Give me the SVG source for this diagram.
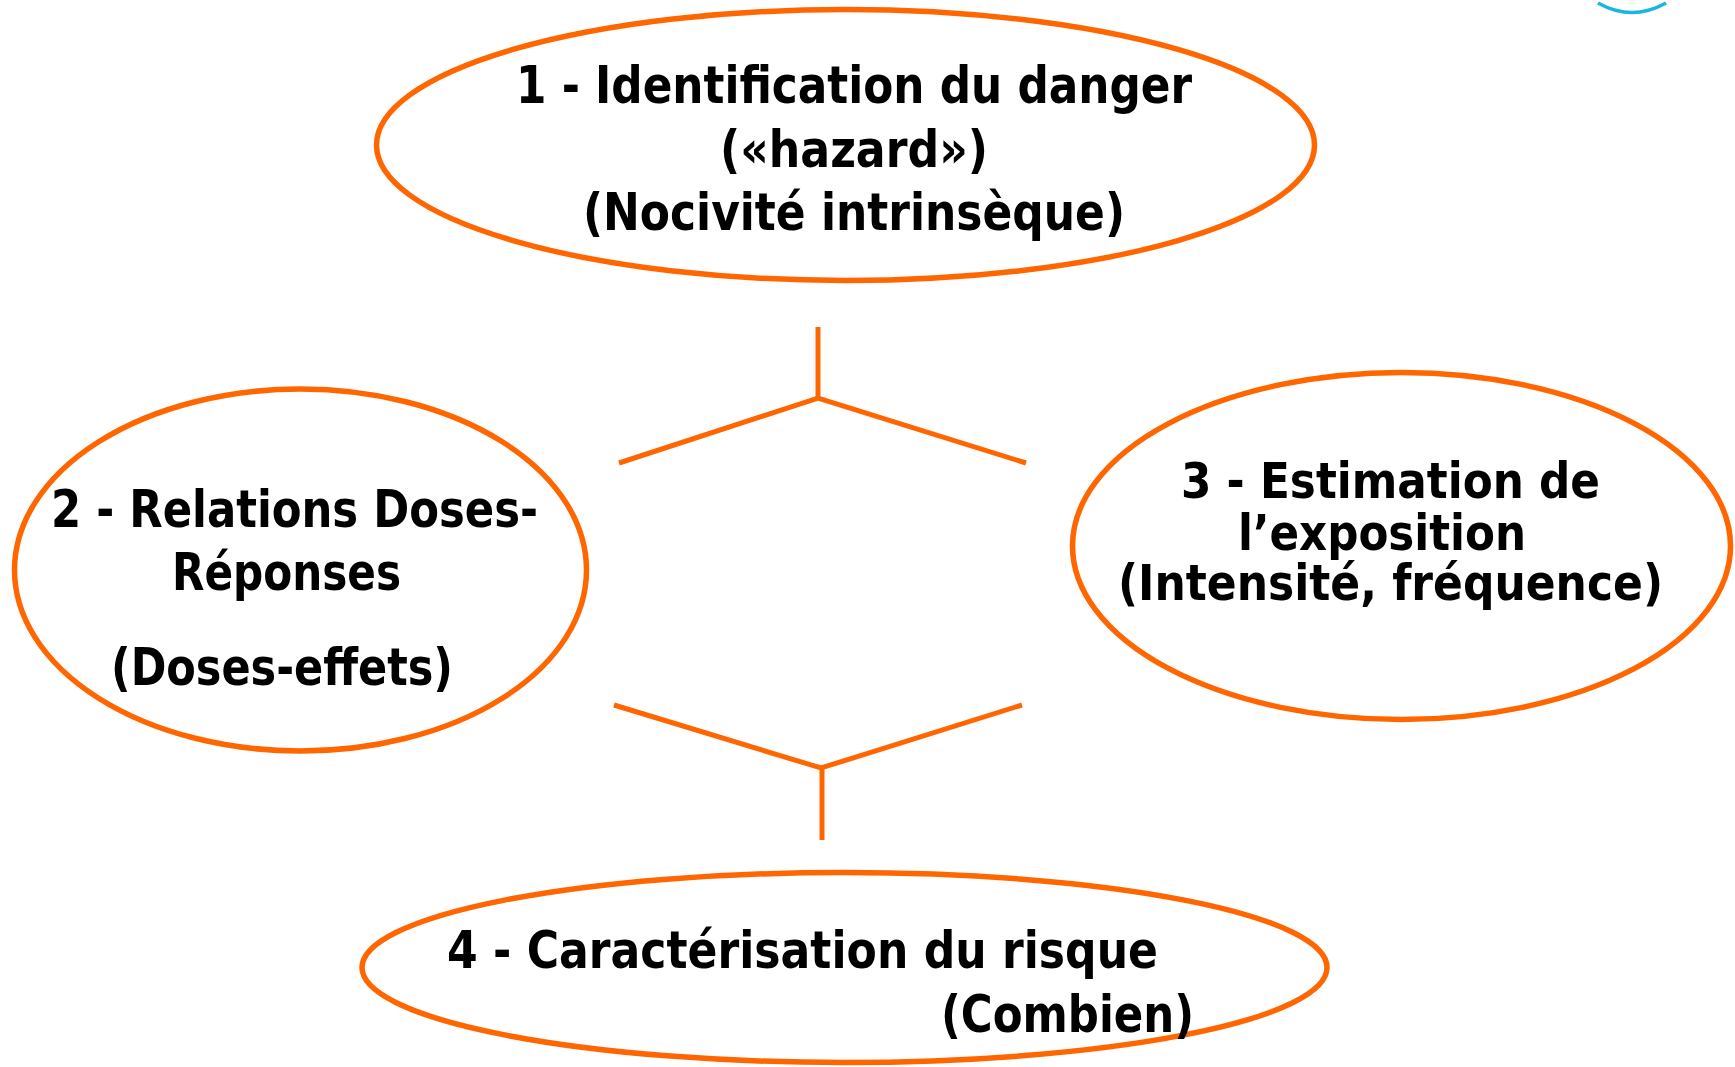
<svg xmlns="http://www.w3.org/2000/svg" width="1735" height="1067" viewBox="0 0 1735 1067">
<style>
.node ellipse{fill:#fff;stroke:#FF6600;stroke-width:5.5}
.conn line,.conn polyline{fill:none;stroke:#FF6600;stroke-width:5;stroke-linejoin:miter}
text{font-family:"DejaVu Sans Condensed","DejaVu Sans",sans-serif;font-weight:bold;font-size:52px;fill:#000}
#n3 text{font-size:49px}
</style>
<rect width="1735" height="1067" fill="#fff"/>
<path d="M1598,3 Q1632,22 1666,3" fill="none" stroke="#1cb4e0" stroke-width="3.5"/>
<g id="n1" class="node">
<ellipse cx="845.5" cy="145" rx="469" ry="135.5"/>
<text x="516" y="103" textLength="676" lengthAdjust="spacingAndGlyphs">1 - Identification du danger</text>
<text x="720" y="167" textLength="268" lengthAdjust="spacingAndGlyphs">(«hazard»)</text>
<text x="583" y="230" textLength="542" lengthAdjust="spacingAndGlyphs">(Nocivité intrinsèque)</text>
</g>
<g id="n2" class="node">
<ellipse cx="300.5" cy="570" rx="286" ry="181"/>
<text x="51" y="527" textLength="487" lengthAdjust="spacingAndGlyphs">2 - Relations Doses-</text>
<text x="172" y="590" textLength="229" lengthAdjust="spacingAndGlyphs">Réponses</text>
<text x="111" y="685" textLength="342" lengthAdjust="spacingAndGlyphs">(Doses-effets)</text>
</g>
<g id="n3" class="node">
<ellipse cx="1401.5" cy="546" rx="329" ry="173.5"/>
<text x="1181" y="498" textLength="419" lengthAdjust="spacingAndGlyphs">3 - Estimation de</text>
<text x="1238" y="550" textLength="288" lengthAdjust="spacingAndGlyphs">l’exposition</text>
<text x="1118" y="600" textLength="545" lengthAdjust="spacingAndGlyphs">(Intensité, fréquence)</text>
</g>
<g id="n4" class="node">
<ellipse cx="844.5" cy="967.5" rx="482.5" ry="95"/>
<text x="447" y="968" textLength="711" lengthAdjust="spacingAndGlyphs">4 - Caractérisation du risque</text>
<text x="941" y="1032" textLength="253" lengthAdjust="spacingAndGlyphs">(Combien)</text>
</g>
<g id="connectors" class="conn">
<line x1="818" y1="327" x2="818" y2="398"/>
<polyline points="619,463 818,398 1026,463"/>
<polyline points="614,705 821,768 1022,705"/>
<line x1="822" y1="768" x2="822" y2="840"/>
</g>
</svg>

****************************************

__PROBLEM__:
Except for the pictures, copy the material above exactly.

__RESULT OF THIS EXERCISE__:
Give me the SVG source for this diagram.
<svg xmlns="http://www.w3.org/2000/svg" width="1735" height="1067" viewBox="0 0 1735 1067">
<style>
.node ellipse{fill:#fff;stroke:#FF6600;stroke-width:5.5}
.conn line,.conn polyline{fill:none;stroke:#FF6600;stroke-width:5;stroke-linejoin:miter}
text{font-family:"DejaVu Sans Condensed","DejaVu Sans",sans-serif;font-weight:bold;font-size:52px;fill:#000}
#n3 text{font-size:49px}
</style>
<rect width="1735" height="1067" fill="#fff"/>
<path d="M1598,3 Q1632,22 1666,3" fill="none" stroke="#1cb4e0" stroke-width="3.5"/>
<g id="n1" class="node">
<ellipse cx="845.5" cy="145" rx="469" ry="135.5"/>
<text x="516" y="103" textLength="676" lengthAdjust="spacingAndGlyphs">1 - Identification du danger</text>
<text x="720" y="167" textLength="268" lengthAdjust="spacingAndGlyphs">(«hazard»)</text>
<text x="583" y="230" textLength="542" lengthAdjust="spacingAndGlyphs">(Nocivité intrinsèque)</text>
</g>
<g id="n2" class="node">
<ellipse cx="300.5" cy="570" rx="286" ry="181"/>
<text x="51" y="527" textLength="487" lengthAdjust="spacingAndGlyphs">2 - Relations Doses-</text>
<text x="172" y="590" textLength="229" lengthAdjust="spacingAndGlyphs">Réponses</text>
<text x="111" y="685" textLength="342" lengthAdjust="spacingAndGlyphs">(Doses-effets)</text>
</g>
<g id="n3" class="node">
<ellipse cx="1401.5" cy="546" rx="329" ry="173.5"/>
<text x="1181" y="498" textLength="419" lengthAdjust="spacingAndGlyphs">3 - Estimation de</text>
<text x="1238" y="550" textLength="288" lengthAdjust="spacingAndGlyphs">l’exposition</text>
<text x="1118" y="600" textLength="545" lengthAdjust="spacingAndGlyphs">(Intensité, fréquence)</text>
</g>
<g id="n4" class="node">
<ellipse cx="844.5" cy="967.5" rx="482.5" ry="95"/>
<text x="447" y="968" textLength="711" lengthAdjust="spacingAndGlyphs">4 - Caractérisation du risque</text>
<text x="941" y="1032" textLength="253" lengthAdjust="spacingAndGlyphs">(Combien)</text>
</g>
<g id="connectors" class="conn">
<line x1="818" y1="327" x2="818" y2="398"/>
<polyline points="619,463 818,398 1026,463"/>
<polyline points="614,705 821,768 1022,705"/>
<line x1="822" y1="768" x2="822" y2="840"/>
</g>
</svg>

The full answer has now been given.